» **Your objective**:
Quote the lines that run from the line containing "Output the Python" down to the line containing "from bokeh.core.properties import value". Include both of those lines, reproduce each exactly, and omit everything else.
>> Begin Extracted entries
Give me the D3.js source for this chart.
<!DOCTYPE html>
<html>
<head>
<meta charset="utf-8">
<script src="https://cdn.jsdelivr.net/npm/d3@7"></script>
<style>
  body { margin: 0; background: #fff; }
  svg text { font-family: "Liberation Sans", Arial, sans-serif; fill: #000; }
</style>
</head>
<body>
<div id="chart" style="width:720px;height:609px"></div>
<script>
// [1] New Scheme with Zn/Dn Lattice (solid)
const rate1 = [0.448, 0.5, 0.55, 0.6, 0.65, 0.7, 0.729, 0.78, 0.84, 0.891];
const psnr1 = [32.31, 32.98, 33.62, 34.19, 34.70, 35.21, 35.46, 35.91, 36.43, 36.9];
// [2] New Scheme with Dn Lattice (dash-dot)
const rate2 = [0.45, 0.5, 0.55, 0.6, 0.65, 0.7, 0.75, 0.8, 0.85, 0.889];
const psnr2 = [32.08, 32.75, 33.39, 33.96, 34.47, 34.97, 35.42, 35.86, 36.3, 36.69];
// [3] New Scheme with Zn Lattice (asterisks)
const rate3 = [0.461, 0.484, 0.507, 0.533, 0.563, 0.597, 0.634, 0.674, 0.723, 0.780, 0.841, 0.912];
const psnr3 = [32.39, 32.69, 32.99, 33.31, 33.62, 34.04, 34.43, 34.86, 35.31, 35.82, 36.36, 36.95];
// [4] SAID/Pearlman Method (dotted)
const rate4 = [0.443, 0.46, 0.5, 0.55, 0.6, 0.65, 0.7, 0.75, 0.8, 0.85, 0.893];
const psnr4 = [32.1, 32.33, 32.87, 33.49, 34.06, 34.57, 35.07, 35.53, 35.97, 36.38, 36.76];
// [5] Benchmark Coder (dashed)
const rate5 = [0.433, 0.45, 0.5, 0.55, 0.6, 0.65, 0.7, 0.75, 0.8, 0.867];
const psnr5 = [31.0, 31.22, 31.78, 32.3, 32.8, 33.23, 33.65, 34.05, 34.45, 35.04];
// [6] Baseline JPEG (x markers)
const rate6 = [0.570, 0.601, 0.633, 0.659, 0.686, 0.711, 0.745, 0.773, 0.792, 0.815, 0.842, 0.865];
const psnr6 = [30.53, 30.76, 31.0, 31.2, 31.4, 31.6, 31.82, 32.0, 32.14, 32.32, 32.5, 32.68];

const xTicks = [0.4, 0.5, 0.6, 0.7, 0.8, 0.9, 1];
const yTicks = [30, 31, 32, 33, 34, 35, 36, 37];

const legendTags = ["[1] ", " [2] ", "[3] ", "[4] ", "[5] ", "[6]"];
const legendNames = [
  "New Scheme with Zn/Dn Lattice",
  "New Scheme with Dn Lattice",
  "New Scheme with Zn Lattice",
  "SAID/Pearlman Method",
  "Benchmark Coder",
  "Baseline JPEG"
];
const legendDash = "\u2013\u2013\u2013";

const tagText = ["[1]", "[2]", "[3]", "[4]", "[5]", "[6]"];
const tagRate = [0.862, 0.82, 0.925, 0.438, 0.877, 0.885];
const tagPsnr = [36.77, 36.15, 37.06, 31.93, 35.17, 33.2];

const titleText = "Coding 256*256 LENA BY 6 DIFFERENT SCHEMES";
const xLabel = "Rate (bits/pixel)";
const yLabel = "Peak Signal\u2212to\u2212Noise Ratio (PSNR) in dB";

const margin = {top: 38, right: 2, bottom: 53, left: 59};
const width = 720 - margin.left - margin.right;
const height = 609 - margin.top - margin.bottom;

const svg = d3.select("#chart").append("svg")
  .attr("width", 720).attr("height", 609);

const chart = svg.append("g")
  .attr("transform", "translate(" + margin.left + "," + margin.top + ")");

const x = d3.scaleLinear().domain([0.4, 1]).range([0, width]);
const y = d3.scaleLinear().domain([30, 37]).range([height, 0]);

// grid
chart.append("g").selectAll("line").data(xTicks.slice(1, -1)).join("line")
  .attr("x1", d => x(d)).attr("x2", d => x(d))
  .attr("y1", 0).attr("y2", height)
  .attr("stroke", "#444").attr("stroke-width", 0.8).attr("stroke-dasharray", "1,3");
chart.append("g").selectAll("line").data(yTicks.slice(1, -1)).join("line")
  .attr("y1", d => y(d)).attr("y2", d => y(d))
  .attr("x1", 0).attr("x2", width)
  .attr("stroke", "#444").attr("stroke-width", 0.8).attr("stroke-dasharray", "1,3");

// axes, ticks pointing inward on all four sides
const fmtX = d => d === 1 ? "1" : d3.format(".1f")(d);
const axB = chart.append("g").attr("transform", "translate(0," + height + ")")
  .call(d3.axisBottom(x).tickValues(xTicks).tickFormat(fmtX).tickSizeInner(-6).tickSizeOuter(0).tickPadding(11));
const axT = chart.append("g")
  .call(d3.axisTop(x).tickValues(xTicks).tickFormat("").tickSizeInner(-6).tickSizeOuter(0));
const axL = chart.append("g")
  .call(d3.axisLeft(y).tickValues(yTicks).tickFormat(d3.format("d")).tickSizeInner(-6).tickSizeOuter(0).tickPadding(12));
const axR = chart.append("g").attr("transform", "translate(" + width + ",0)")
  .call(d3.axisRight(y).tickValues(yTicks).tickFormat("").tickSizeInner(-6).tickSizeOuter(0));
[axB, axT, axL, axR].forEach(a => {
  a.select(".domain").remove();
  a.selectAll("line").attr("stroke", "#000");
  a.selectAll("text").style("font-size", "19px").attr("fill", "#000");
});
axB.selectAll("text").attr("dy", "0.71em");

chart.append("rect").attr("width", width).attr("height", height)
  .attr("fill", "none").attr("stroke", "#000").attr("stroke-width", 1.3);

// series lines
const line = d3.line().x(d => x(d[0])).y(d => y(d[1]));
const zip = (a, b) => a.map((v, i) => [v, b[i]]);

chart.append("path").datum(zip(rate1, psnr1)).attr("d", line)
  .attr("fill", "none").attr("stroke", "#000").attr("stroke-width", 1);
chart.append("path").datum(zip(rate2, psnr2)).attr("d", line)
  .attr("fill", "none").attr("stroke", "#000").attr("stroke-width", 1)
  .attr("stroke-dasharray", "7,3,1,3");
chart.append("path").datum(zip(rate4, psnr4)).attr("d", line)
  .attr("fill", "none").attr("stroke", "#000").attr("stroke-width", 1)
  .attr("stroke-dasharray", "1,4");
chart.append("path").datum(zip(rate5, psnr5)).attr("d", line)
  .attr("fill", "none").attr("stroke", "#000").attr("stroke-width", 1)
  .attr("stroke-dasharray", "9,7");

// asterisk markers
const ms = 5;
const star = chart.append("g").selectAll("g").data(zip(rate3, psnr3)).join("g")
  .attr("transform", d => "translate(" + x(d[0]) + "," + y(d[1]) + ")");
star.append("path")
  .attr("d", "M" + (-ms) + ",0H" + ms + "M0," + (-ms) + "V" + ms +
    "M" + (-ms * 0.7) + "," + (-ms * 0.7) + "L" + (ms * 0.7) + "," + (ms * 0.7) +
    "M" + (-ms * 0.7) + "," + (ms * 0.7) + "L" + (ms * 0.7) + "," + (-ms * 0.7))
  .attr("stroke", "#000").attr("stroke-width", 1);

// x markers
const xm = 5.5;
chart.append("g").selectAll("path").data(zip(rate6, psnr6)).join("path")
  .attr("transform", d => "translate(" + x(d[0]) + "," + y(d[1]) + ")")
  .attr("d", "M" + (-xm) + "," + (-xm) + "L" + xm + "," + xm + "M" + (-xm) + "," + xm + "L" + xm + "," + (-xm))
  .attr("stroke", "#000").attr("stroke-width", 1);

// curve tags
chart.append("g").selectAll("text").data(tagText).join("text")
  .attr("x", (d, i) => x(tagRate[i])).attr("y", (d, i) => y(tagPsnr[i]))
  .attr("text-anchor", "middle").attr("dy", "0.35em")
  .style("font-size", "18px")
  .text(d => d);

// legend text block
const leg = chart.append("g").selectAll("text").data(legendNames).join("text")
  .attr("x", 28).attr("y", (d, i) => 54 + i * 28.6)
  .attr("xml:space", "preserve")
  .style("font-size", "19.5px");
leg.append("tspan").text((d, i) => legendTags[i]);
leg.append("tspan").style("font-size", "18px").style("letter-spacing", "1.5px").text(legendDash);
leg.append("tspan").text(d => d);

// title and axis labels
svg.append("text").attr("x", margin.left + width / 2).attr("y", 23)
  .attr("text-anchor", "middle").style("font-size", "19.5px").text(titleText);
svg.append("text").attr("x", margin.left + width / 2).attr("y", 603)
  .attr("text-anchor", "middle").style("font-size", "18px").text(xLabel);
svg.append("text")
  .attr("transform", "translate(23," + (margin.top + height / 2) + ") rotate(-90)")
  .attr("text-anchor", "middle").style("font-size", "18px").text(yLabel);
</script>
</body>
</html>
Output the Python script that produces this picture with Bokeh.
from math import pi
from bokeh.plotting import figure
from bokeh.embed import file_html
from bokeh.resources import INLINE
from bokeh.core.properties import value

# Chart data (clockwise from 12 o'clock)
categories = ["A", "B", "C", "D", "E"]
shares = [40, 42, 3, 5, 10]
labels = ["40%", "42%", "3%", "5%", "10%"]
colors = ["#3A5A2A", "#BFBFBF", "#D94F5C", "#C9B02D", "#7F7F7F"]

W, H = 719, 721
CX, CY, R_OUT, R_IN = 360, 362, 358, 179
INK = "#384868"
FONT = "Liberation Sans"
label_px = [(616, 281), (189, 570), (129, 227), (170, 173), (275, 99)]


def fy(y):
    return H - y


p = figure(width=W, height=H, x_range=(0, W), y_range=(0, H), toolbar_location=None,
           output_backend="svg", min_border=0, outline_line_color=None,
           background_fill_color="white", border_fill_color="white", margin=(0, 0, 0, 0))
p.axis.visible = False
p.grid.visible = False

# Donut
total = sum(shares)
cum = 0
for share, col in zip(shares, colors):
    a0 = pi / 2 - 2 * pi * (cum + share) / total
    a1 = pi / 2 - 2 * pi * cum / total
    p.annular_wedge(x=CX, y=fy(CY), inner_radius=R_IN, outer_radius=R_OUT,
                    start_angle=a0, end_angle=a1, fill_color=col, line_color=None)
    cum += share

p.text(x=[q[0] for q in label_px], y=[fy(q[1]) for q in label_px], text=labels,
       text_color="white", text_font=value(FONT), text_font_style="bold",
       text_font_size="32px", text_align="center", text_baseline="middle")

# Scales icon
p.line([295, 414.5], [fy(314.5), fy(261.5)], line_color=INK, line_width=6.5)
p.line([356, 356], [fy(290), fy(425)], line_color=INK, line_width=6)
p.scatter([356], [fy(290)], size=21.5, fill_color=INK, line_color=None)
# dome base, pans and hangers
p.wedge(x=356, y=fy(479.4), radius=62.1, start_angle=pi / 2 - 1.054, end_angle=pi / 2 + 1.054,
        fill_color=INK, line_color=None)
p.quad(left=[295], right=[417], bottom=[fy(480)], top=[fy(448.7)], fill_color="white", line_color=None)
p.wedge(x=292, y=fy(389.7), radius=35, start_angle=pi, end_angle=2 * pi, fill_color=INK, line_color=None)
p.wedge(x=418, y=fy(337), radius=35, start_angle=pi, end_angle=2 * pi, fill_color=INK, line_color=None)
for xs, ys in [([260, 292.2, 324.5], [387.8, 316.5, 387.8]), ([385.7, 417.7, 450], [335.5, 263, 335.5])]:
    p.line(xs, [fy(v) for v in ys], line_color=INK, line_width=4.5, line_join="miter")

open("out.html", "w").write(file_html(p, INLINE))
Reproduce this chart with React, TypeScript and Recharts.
>> End Extracted entries
» **Exercise result**:
Output the Python script that produces this picture with Bokeh.
from math import pi
from bokeh.plotting import figure
from bokeh.embed import file_html
from bokeh.resources import INLINE
from bokeh.core.properties import value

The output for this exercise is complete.